The Hard Hand of War was one of the first Civil War books that I read roughly fifteen years ago. Although it is not a memory study per se, it does force readers to step back and assess assumptions about the nature and scope of violence that took place in places like Georgia and the Carolinas in 1864-65. I agree with the panelists who point to the book’s emphasis on understanding Sherman’s March (and broader Union policy) within a broader historical context that extends back to the Middle Ages as well as the ways in which Union soldiers embraced restraint during these final campaigns as constituting its strength.
I came across this short video today that focuses on a new historical marker on Sherman’s March that was recently unveiled in Savannah, Georgia. For those of you in the classroom who may be pressed for time this video can be used to introduce your students to some of the basic questions surrounding Civil War memory. The video begins with Todd Groce of the Georgia Historical Society, who introduces the marker and the story behind General William T. Sherman’s meeting with Secretary of War Edwin Stanton and twenty African Americans who were asked for their advice about what ought to be done for the newly freed slaves. It then cuts to Mayor Otis Johnson, who reads an account of how the black delegation, including Garrison Frazier responded.

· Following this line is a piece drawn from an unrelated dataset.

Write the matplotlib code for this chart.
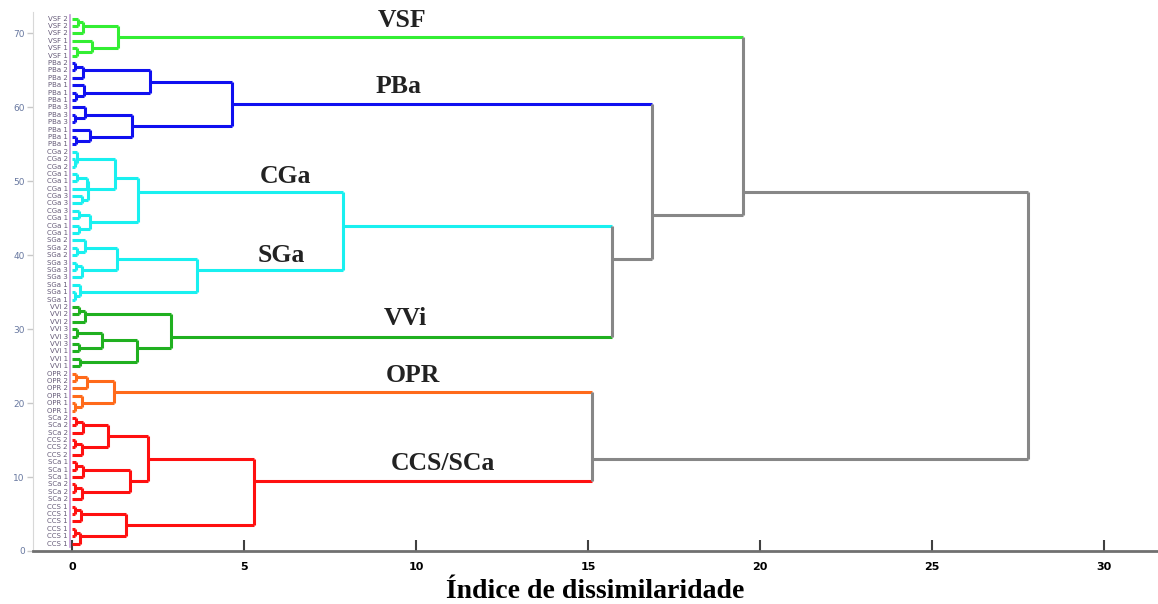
import matplotlib.pyplot as plt

# ---- data -------------------------------------------------------------
# leaves from bottom (y = 1) to top (y = 72)
group_names = ["CCS/SCa", "OPR", "VVi", "SGa", "CGa", "PBa", "VSF"]
group_sizes = [18, 6, 9, 9, 12, 12, 6]
group_colors = ["#ff1010", "#ff6a1a", "#20b020", "#19f0f0", "#19f0f0", "#1010f0", "#33ee33"]
group_leaf_labels = [
    ["CCS 1"] * 3 + ["CCS 1"] * 3 + ["SCa 2"] * 3 + ["SCa 1"] * 3 + ["CCS 2"] * 3 + ["SCa 2"] * 3,
    ["OPR 1"] * 3 + ["OPR 2"] * 3,
    ["VVi 1"] * 3 + ["VVi 3"] * 3 + ["VVi 2"] * 3,
    ["SGa 1"] * 3 + ["SGa 3"] * 3 + ["SGa 2"] * 3,
    ["CGa 1"] * 3 + ["CGa 3"] * 3 + ["CGa 1"] * 3 + ["CGa 2"] * 3,
    ["PBa 1"] * 3 + ["PBa 3"] * 3 + ["PBa 1"] * 3 + ["PBa 2"] * 3,
    ["VSF 1"] * 3 + ["VSF 2"] * 3,
]

# merges: (name, left, right, height); ints are leaf indices
merges = [
    # CCS/SCa
    ("c0a", 1, 2, 0.08), ("c0", 0, "c0a", 0.23),
    ("c1a", 4, 5, 0.10), ("c1", 3, "c1a", 0.27),
    ("c01", "c0", "c1", 1.58),
    ("c2a", 7, 8, 0.10), ("c2", 6, "c2a", 0.30),
    ("c3a", 10, 11, 0.12), ("c3", 9, "c3a", 0.32),
    ("c23", "c2", "c3", 1.70),
    ("c4a", 13, 14, 0.10), ("c4", 12, "c4a", 0.28),
    ("c5a", 16, 17, 0.12), ("c5", 15, "c5a", 0.33),
    ("c45", "c4", "c5", 1.05),
    ("c25", "c23", "c45", 2.20),
    ("ccs", "c01", "c25", 5.28),
    # OPR
    ("o0a", 18, 19, 0.10), ("o0", "o0a", 20, 0.29),
    ("o1a", 22, 23, 0.12), ("o1", 21, "o1a", 0.43),
    ("opr", "o0", "o1", 1.22),
    ("red", "ccs", "opr", 15.12),
    # VVi
    ("v0", 24, 25, 0.23),
    ("v1a", 26, 27, 0.20), ("v1b", 28, 29, 0.15), ("v1", "v1a", "v1b", 0.87),
    ("v01", "v0", "v1", 1.88),
    ("v2a", 31, 32, 0.20), ("v2", 30, "v2a", 0.38),
    ("vvi", "v01", "v2", 2.88),
    # SGa
    ("s0a", 33, 34, 0.10), ("s0", "s0a", 35, 0.23),
    ("s1a", 37, 38, 0.12), ("s1", 36, "s1a", 0.30),
    ("s2a", 39, 40, 0.15), ("s2", "s2a", 41, 0.38),
    ("s12", "s1", "s2", 1.32),
    ("sga", "s0", "s12", 3.65),
    # CGa
    ("g0", 42, 43, 0.20), ("g1", 44, 45, 0.20), ("g01", "g0", "g1", 0.52),
    ("g2", 46, 47, 0.30),
    ("g3a", 49, 50, 0.15), ("g3", 48, "g3a", 0.43),
    ("g23", "g2", "g3", 0.47),
    ("g4a", 51, 52, 0.10), ("g4", "g4a", 53, 0.15),
    ("g234", "g23", "g4", 1.25),
    ("cga", "g01", "g234", 1.92),
    ("cyan", "sga", "cga", 7.88),
    ("cv", "vvi", "cyan", 15.70),
    # PBa
    ("p0a", 54, 55, 0.12), ("p0", "p0a", 56, 0.52),
    ("p1a", 57, 58, 0.10), ("p1", "p1a", 59, 0.38),
    ("p01", "p0", "p1", 1.74),
    ("p2a", 60, 61, 0.12), ("p2", "p2a", 62, 0.35),
    ("p3a", 64, 65, 0.10), ("p3", 63, "p3a", 0.33),
    ("p23", "p2", "p3", 2.27),
    ("pba", "p01", "p23", 4.65),
    ("pcv", "cv", "pba", 16.85),
    # VSF
    ("f0a", 66, 67, 0.15), ("f0", "f0a", 68, 0.58),
    ("f1a", 70, 71, 0.17), ("f1", 69, "f1a", 0.32),
    ("vsf", "f0", "f1", 1.34),
    ("top", "pcv", "vsf", 19.50),
    ("root", "red", "top", 27.80),
]

# group label text positions (x, y)
label_x = [10.8, 9.9, 9.7, 6.1, 6.2, 9.5, 9.6]
label_y = [11.9, 23.8, 31.5, 40.0, 50.7, 62.8, 71.8]

# ---- build leaves -----------------------------------------------------
leaf_labels = []
leaf_colors = []
for labels, size, col in zip(group_leaf_labels, group_sizes, group_colors):
    leaf_labels += labels[:size]
    leaf_colors += [col] * size

GRAY = "#878787"
nodes = {}  # name -> (leaf ys, height, color)


def info(ref):
    if isinstance(ref, int):
        return [ref + 1], 0.0, leaf_colors[ref]
    return nodes[ref]


fig = plt.figure(figsize=(11.58, 6.04), dpi=100)
ax = fig.add_axes([33 / 1158, 53 / 604, 1125 / 1158, 539 / 604])

for name, a, b, h in merges:
    ya, ha, ca = info(a)
    yb, hb, cb = info(b)
    pa = sum(ya) / len(ya)
    pb = sum(yb) / len(yb)
    col = ca if ca == cb else GRAY
    ax.plot([ha, h], [pa, pa], color=ca, lw=2.2, solid_capstyle="butt")
    ax.plot([hb, h], [pb, pb], color=cb, lw=2.2, solid_capstyle="butt")
    ax.plot([h, h], [pa, pb], color=col, lw=2.2, solid_capstyle="butt")
    nodes[name] = (ya + yb, h, col)

# leaf labels
for i, lab in enumerate(leaf_labels):
    ax.text(-0.12, i + 1, lab, ha="right", va="center", fontsize=5,
            color="#4a3e60", alpha=0.85)
ax.plot([-0.06, -0.06], [0.5, 72.5], color="#c49ad8", lw=1.2)

for name, x, y in zip(group_names, label_x, label_y):
    ax.text(x, y, name, ha="center", va="center", fontsize=18.5,
            family="Liberation Serif", fontweight="bold", color="#222222")

ax.set_xlim(-1.13, 31.57)
ax.set_ylim(0, 72.9)
ax.set_xticks([0, 5, 10, 15, 20, 25, 30])
ax.set_yticks([0, 10, 20, 30, 40, 50, 60, 70])
for lab in ax.get_xticklabels():
    lab.set_fontweight("bold")
ax.tick_params(axis="x", direction="in", length=8, width=1.5, color="#404040",
               labelsize=8, pad=8)
ax.tick_params(axis="y", direction="out", length=4, width=1, color="#c8c8c8",
               labelsize=6.5, labelcolor="#6878a0", pad=2)
ax.spines["top"].set_visible(False)
ax.spines["right"].set_visible(False)
ax.spines["left"].set_color("#d8d8d8")
ax.spines["bottom"].set_color("#707070")
ax.spines["bottom"].set_linewidth(2)

ax.set_xlabel("Índice de dissimilaridade", family="Liberation Serif",
              fontweight="bold", fontsize=20, labelpad=5)

fig.savefig("out.png", dpi=100)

Students can reflect on a number of questions surrounding the connection between race and politics and how the general public remembers its past:
Why is it important for your community to remember its past?
What kinds of events are memorialized in your community?
Do your monuments and other public historic spaces reflect the racial/ethnic profile of your community?
To what extent does the racial/ethnic profile of local government determine who and what is remembered?
There is an interesting camera angle that shows both the new historical marker and what I assume is a Confederate monument in the background. Remind your students that the overwhelming number of monuments that can be found throughout the South were erected between roughly 1880 and 1940 and at a time when African Americans could not vote or run for office. The dramatic shift in how local communities remember their past has taken place since the civil rights movement of the 1960s and could only happen as a result of increased voting rights for African Americans and their ability to run for public office.
What other questions might be brought up in your classroom?